While Espirito Santo, the major area for growing robusta beans, had “extensive irrigation” to protect trees from the lack of moisture, this was “not so” in Minas Gerais, the main state for growing the arabica beans of which Brazil is the top producer.
Frost vs drought
This presented an irony for an industry which has moved largely north from states such as Parana to escape freezes which proved particularly severe in 1994 and in 1976, when a Brazilian cold snap sent arabica futures to the record high of 337.5 cents a pound which still stands.
“Farmers moved north to escape frost and now have drought,” Mr Galindo said.
Separately, data from consultancy Somar confirmed the dry start to February for Brazil’s coffee belt, with only the Cacoal region of Rondonia receiving any rain at all so far.
Somar forecast further dry weather for at least the next two weeks, as a high pressure ridge keeps cold fronts, and moisture chances, at bay.
First forecast
Mr Galindo’s comments came as the ICO, in its first forecast for 2013-14, estimated a rise of only 659,000 bags to 145.78m bags in world output, a figure far smaller than that seen by many other commentators.
Indeed, it implies only a small production surplus, assuming that consumption continues its long-term growth of 2.4% a year on ICO measures.
Macquarie has forecast a 3.3m-bag rise to 150.7m bags in world output in 2013-14, with Rabobank estimating the increase at 1.9m bags to 150.6m bags, and Societe Generale pegging production 147.5m bags, albeit down on that the previous season.
The ICO figure – which incorporates last year’s Brazilian harvest, rather than the 2014 crop threatened by drought – includes a 7.2% rise to 60.34m bags in output of robusta coffee, supported by a 25% jump to a record 27.5m bags in output from Vietnam, the top producer of the beans.
However, production of arabica beans will turn out 3.8% down, at 85.44m bags, depressed in particular by the outbreak of the roya rust fungus in Mexico and Central America, whose combined coffee production is seen falling 13.5%.
Colombia vs Central America
This decline has been reflected in prices too, with values of the mild beans grown in Central America appreciating by 5.4% last month.

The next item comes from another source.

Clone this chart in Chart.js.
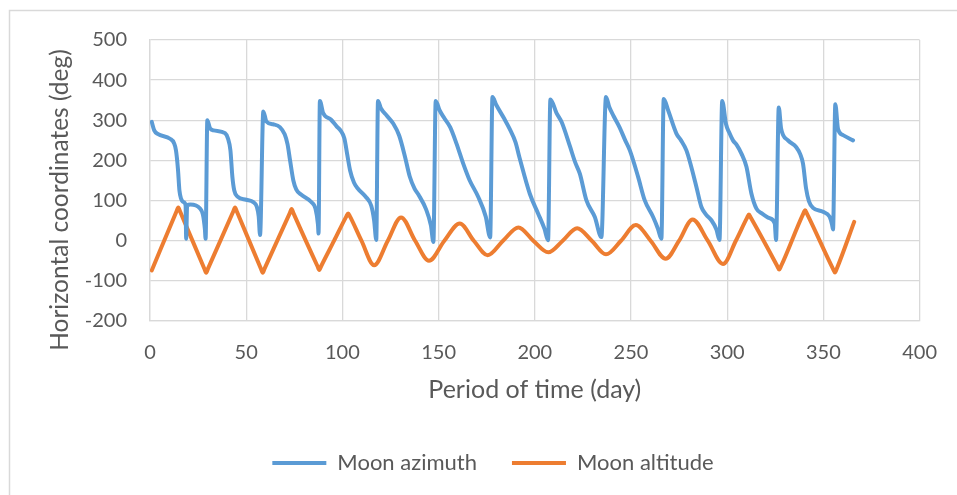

That saw them nearly overtake prices of Colombian milds, closing a discount which stood at 7.0% discount a year before, and reflecting the recovery in Colombian coffee output after a tree replanting programme, with varieties resistant to rust.
Separate data, from Colombia’s national coffee growers’ federation, showed domestic coffee production reaching 1.01m bags last month, up 15% year on year, and the best January figure since 2007.
‘Detrimental to development’
However, prices of Brazilian natural beans rose most last month, by 6.2%, the ICO said, highlighted the “speculation over the size of the upcoming Brazilian crop”.
“Particularly dry weather in January in several coffee‐growing regions in Brazil has been seen as detrimental to the development of the 2014-15 harvest, supporting coffee prices over the course of the month.”
A fall in Brazilian coffee output in 2014 would represent the first time since 1977 that the country has recorded two successive years of production declines, the ICO said.
Arabica coffee futures for March stood 4.8% higher at 142.85 cents a pound in late deals in New York, having touched 145.70 cents a pound earlier, the highest for a spot contract since May last year.
Robusta coffee for March stood up 2.6% at $1,856 a tonne.